When the curtain closed on the final scene of Nabucco, now playing at Lyric Opera of Chicago, there was the semblance of a happy ending: good triumphed over evil, love over hate, salvation over paganism.
However, this seemingly perfect finale was tinged with uncertainty. The last image featured the villainess Abigaille, lying dead at the feet of her virtuous sister Fenena. Yet Abigaille, for all her hate, arrogance, and paganism, was cloaked in innocent white; Fenena was draped entirely in black. The final costuming of these two women blurs the conventional understanding of good and evil, forcing the audience to reconsider the motivations and development of both characters.
Nabucco, written in 1841, was the opera that launched Giuseppe Verdi’s career. Based on biblical stories from the Book of Jeremiah and the Book of Daniel, it recounts how the Babylonian King Nebuchadnezzar—translated as Nabucco in Italian—conquered Israel and exiled the Jews from their homeland.
Nabucco is renowned for its choral numbers, and the Lyric Opera Chorus, directed by Michael Black, did not disappoint. In an opera concerned with the power of both men and God, the booming voices resounding through the theater achieved the intended sense of awe. However, Nabucco’s most celebrated chorus of Hebrew slaves, “Va, pensiero” did not make as deep an impression as I had hoped.
Baritone Željko Lucic—while good as the brash, egotistical King Nabucco in the first two acts—excelled in the second half as a vulnerable old man and distraught father. The more Nabucco’s arrogance battled with his soul and his pride battled with his love, the more Lucic rose to the occasion, turning out a convincing and moving performance.
However, the true star of the night was Tatiana Serjan, playing the role of Abigaille, Nabucco’s fiery, power-hungry eldest daughter. Her voice was arresting, and her range incredible. She commanded the stage and, at some point or another, almost all the other characters. In a male-dominated society, she came on stage dressed in a long cloak and pants with her sword drawn, flanked by a legion of soldiers. In comparison to the cloistered women in the Temple of Solomon and her modestly-dressed sister Fenena (played by Elizabeth DeShong), Abigaille was a burst of female strength and confidence.

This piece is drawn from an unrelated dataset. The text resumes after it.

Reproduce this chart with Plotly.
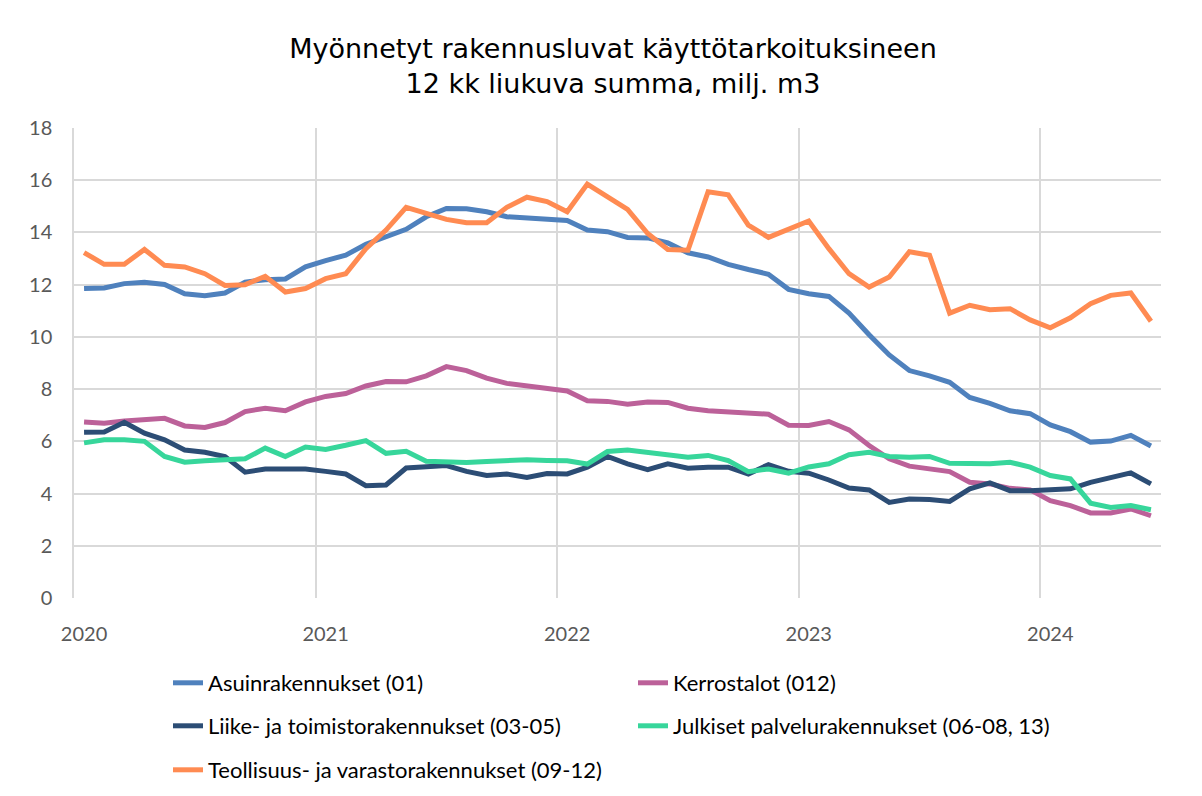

I was slightly disappointed when she came back on in Act II wearing a dress.
King Nabucco’s evolution through the opera is clear. Through trials of the heart and mind, he transforms from an arrogant king who believed himself better than God to a humble man who finds faith and saves both his daughter Fenena and the Jewish people.
But the character developments of the daughters are not so straightforward. Like Abigaille, Fenena was also designed to be a strong character, and the production should have done more to highlight this strength. She defies her father on multiple occasions, leaves her family and pagan religion to convert to Judaism (arguably for no other reason than to be with her love Ismaele), and opposes Abigaille when she takes control of the crown.
From the Babylonian perspective, Fenena is the dissenter and Abigaille the one preserving the interests of the empire. Although ambitious, Abigaille is the only sane one in the family; based on their actions, it seems less likely for Abigaille to be blinded by hatred than Fenena by love.
Abigaille dies by her own hand after wishing happiness to her sister. The truest words are the ones that come in the moment before death. So who is good, and who is evil? Both and neither; all are human.